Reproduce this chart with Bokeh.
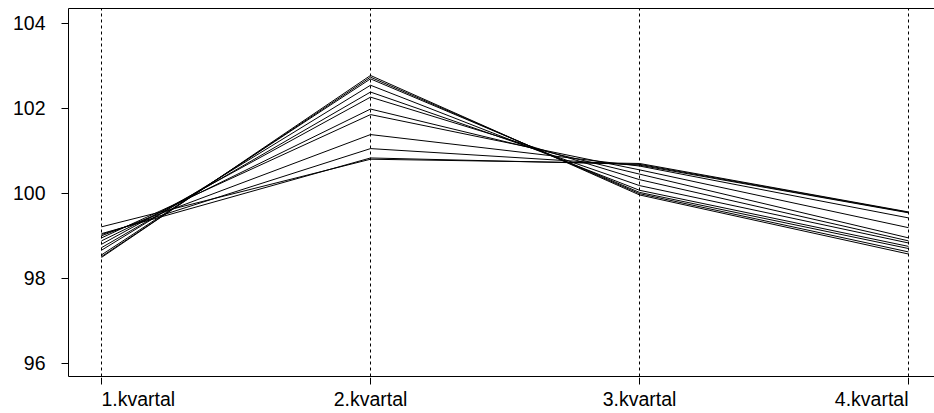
from bokeh.plotting import figure
from bokeh.models import FixedTicker, LinearAxis, ColumnDataSource, Range1d
from bokeh.layouts import column
from bokeh.core.properties import value
from bokeh.embed import file_html
from bokeh.resources import INLINE

quarters = ["1.kvartal", "2.kvartal", "3.kvartal", "4.kvartal"]
y_ticks = [96, 98, 100, 102, 104]

# seasonal index per series (12 series), one list per quarter
q1_values = [99.21, 99.05, 99.03, 99.00, 98.95, 98.88, 98.80, 98.72, 98.66, 98.55, 98.51, 98.49]
q2_values = [100.80, 100.83, 101.05, 101.38, 101.85, 101.98, 102.26, 102.38, 102.54, 102.69, 102.73, 102.77]
q3_values = [100.70, 100.68, 100.66, 100.64, 100.55, 100.45, 100.32, 100.18, 100.07, 100.02, 99.99, 99.96]
q4_values = [99.56, 99.55, 99.54, 99.42, 99.19, 98.95, 98.88, 98.83, 98.75, 98.70, 98.62, 98.57]

FONT = "Liberation Sans"
FS = "19.5px"
xs = list(range(1, len(quarters) + 1))


def bare_axis():
    a = LinearAxis(ticker=FixedTicker(ticks=[]))
    a.major_tick_out = 0
    a.major_tick_in = 0
    a.minor_tick_out = 0
    a.minor_tick_in = 0
    a.major_label_standoff = 0
    a.axis_line_color = "black"
    return a


y_lo, y_hi = 95.69, 104.345
p = figure(width=934, height=377, x_range=Range1d(0.8773, 4.0966), y_range=Range1d(y_lo, y_hi),
           output_backend="svg", toolbar_location=None,
           min_border_left=68, min_border_right=0, min_border_top=8, min_border_bottom=1,
           x_axis_location=None, y_axis_location=None)
p.outline_line_color = None
p.background_fill_color = "white"
p.border_fill_color = "white"

for i in range(len(q1_values)):
    ys = [q1_values[i], q2_values[i], q3_values[i], q4_values[i]]
    p.line(xs, ys, line_color="black", line_width=1)

# left axis
ya = LinearAxis(ticker=FixedTicker(ticks=y_ticks), bounds=(y_lo, y_hi))
ya.major_tick_out = 7
ya.major_tick_in = 0
ya.minor_tick_out = 0
ya.minor_tick_in = 0
ya.major_label_standoff = 16
ya.major_label_text_font = FONT
ya.major_label_text_font_size = FS
ya.major_label_text_color = "black"
ya.axis_line_color = "black"
ya.axis_line_width = 1
ya.major_tick_line_color = "black"
p.add_layout(ya, "left")

p.add_layout(bare_axis(), "below")
p.add_layout(bare_axis(), "above")

p.xgrid.ticker = FixedTicker(ticks=xs)
p.xgrid.grid_line_color = "black"
p.xgrid.grid_line_dash = "3 3"
p.xgrid.grid_line_width = 1
p.ygrid.visible = False

# strip below the frame: tick marks and category labels
strip_h = 36
p2 = figure(width=934, height=strip_h, x_range=p.x_range, y_range=Range1d(0, strip_h),
            output_backend="svg", toolbar_location=None,
            min_border_left=68, min_border_right=0, min_border_top=0, min_border_bottom=0,
            x_axis_location=None, y_axis_location=None)
p2.outline_line_color = None
p2.grid.visible = False
p2.background_fill_color = "white"
p2.border_fill_color = "white"

tick_len = 7
label_gap = 10
aligns = ["left"] + ["center"] * (len(quarters) - 2) + ["right"]
src = ColumnDataSource(dict(x=xs, y0=[strip_h] * len(xs), y1=[strip_h - tick_len] * len(xs),
                            ly=[strip_h - label_gap] * len(xs), text=quarters, align=aligns))
p2.segment(x0="x", y0="y0", x1="x", y1="y1", source=src, line_color="black", line_width=1)
p2.text(x="x", y="ly", text="text", source=src, text_align="align", text_baseline="top",
        text_font=value(FONT), text_font_size=value(FS), text_color="black")

layout = column(p, p2, spacing=0)
open("out.html", "w").write(file_html(layout, INLINE))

:: WORK TO BE COMPLETED ::
Images should not appear in the copy; retype the listing above exactly.

:: THE REPLY ::
Reproduce this chart with Bokeh.
from bokeh.plotting import figure
from bokeh.models import FixedTicker, LinearAxis, ColumnDataSource, Range1d
from bokeh.layouts import column
from bokeh.core.properties import value
from bokeh.embed import file_html
from bokeh.resources import INLINE

quarters = ["1.kvartal", "2.kvartal", "3.kvartal", "4.kvartal"]
y_ticks = [96, 98, 100, 102, 104]

# seasonal index per series (12 series), one list per quarter
q1_values = [99.21, 99.05, 99.03, 99.00, 98.95, 98.88, 98.80, 98.72, 98.66, 98.55, 98.51, 98.49]
q2_values = [100.80, 100.83, 101.05, 101.38, 101.85, 101.98, 102.26, 102.38, 102.54, 102.69, 102.73, 102.77]
q3_values = [100.70, 100.68, 100.66, 100.64, 100.55, 100.45, 100.32, 100.18, 100.07, 100.02, 99.99, 99.96]
q4_values = [99.56, 99.55, 99.54, 99.42, 99.19, 98.95, 98.88, 98.83, 98.75, 98.70, 98.62, 98.57]

FONT = "Liberation Sans"
FS = "19.5px"
xs = list(range(1, len(quarters) + 1))


def bare_axis():
    a = LinearAxis(ticker=FixedTicker(ticks=[]))
    a.major_tick_out = 0
    a.major_tick_in = 0
    a.minor_tick_out = 0
    a.minor_tick_in = 0
    a.major_label_standoff = 0
    a.axis_line_color = "black"
    return a


y_lo, y_hi = 95.69, 104.345
p = figure(width=934, height=377, x_range=Range1d(0.8773, 4.0966), y_range=Range1d(y_lo, y_hi),
           output_backend="svg", toolbar_location=None,
           min_border_left=68, min_border_right=0, min_border_top=8, min_border_bottom=1,
           x_axis_location=None, y_axis_location=None)
p.outline_line_color = None
p.background_fill_color = "white"
p.border_fill_color = "white"

for i in range(len(q1_values)):
    ys = [q1_values[i], q2_values[i], q3_values[i], q4_values[i]]
    p.line(xs, ys, line_color="black", line_width=1)

# left axis
ya = LinearAxis(ticker=FixedTicker(ticks=y_ticks), bounds=(y_lo, y_hi))
ya.major_tick_out = 7
ya.major_tick_in = 0
ya.minor_tick_out = 0
ya.minor_tick_in = 0
ya.major_label_standoff = 16
ya.major_label_text_font = FONT
ya.major_label_text_font_size = FS
ya.major_label_text_color = "black"
ya.axis_line_color = "black"
ya.axis_line_width = 1
ya.major_tick_line_color = "black"
p.add_layout(ya, "left")

p.add_layout(bare_axis(), "below")
p.add_layout(bare_axis(), "above")

p.xgrid.ticker = FixedTicker(ticks=xs)
p.xgrid.grid_line_color = "black"
p.xgrid.grid_line_dash = "3 3"
p.xgrid.grid_line_width = 1
p.ygrid.visible = False

# strip below the frame: tick marks and category labels
strip_h = 36
p2 = figure(width=934, height=strip_h, x_range=p.x_range, y_range=Range1d(0, strip_h),
            output_backend="svg", toolbar_location=None,
            min_border_left=68, min_border_right=0, min_border_top=0, min_border_bottom=0,
            x_axis_location=None, y_axis_location=None)
p2.outline_line_color = None
p2.grid.visible = False
p2.background_fill_color = "white"
p2.border_fill_color = "white"

tick_len = 7
label_gap = 10
aligns = ["left"] + ["center"] * (len(quarters) - 2) + ["right"]
src = ColumnDataSource(dict(x=xs, y0=[strip_h] * len(xs), y1=[strip_h - tick_len] * len(xs),
                            ly=[strip_h - label_gap] * len(xs), text=quarters, align=aligns))
p2.segment(x0="x", y0="y0", x1="x", y1="y1", source=src, line_color="black", line_width=1)
p2.text(x="x", y="ly", text="text", source=src, text_align="align", text_baseline="top",
        text_font=value(FONT), text_font_size=value(FS), text_color="black")

layout = column(p, p2, spacing=0)
open("out.html", "w").write(file_html(layout, INLINE))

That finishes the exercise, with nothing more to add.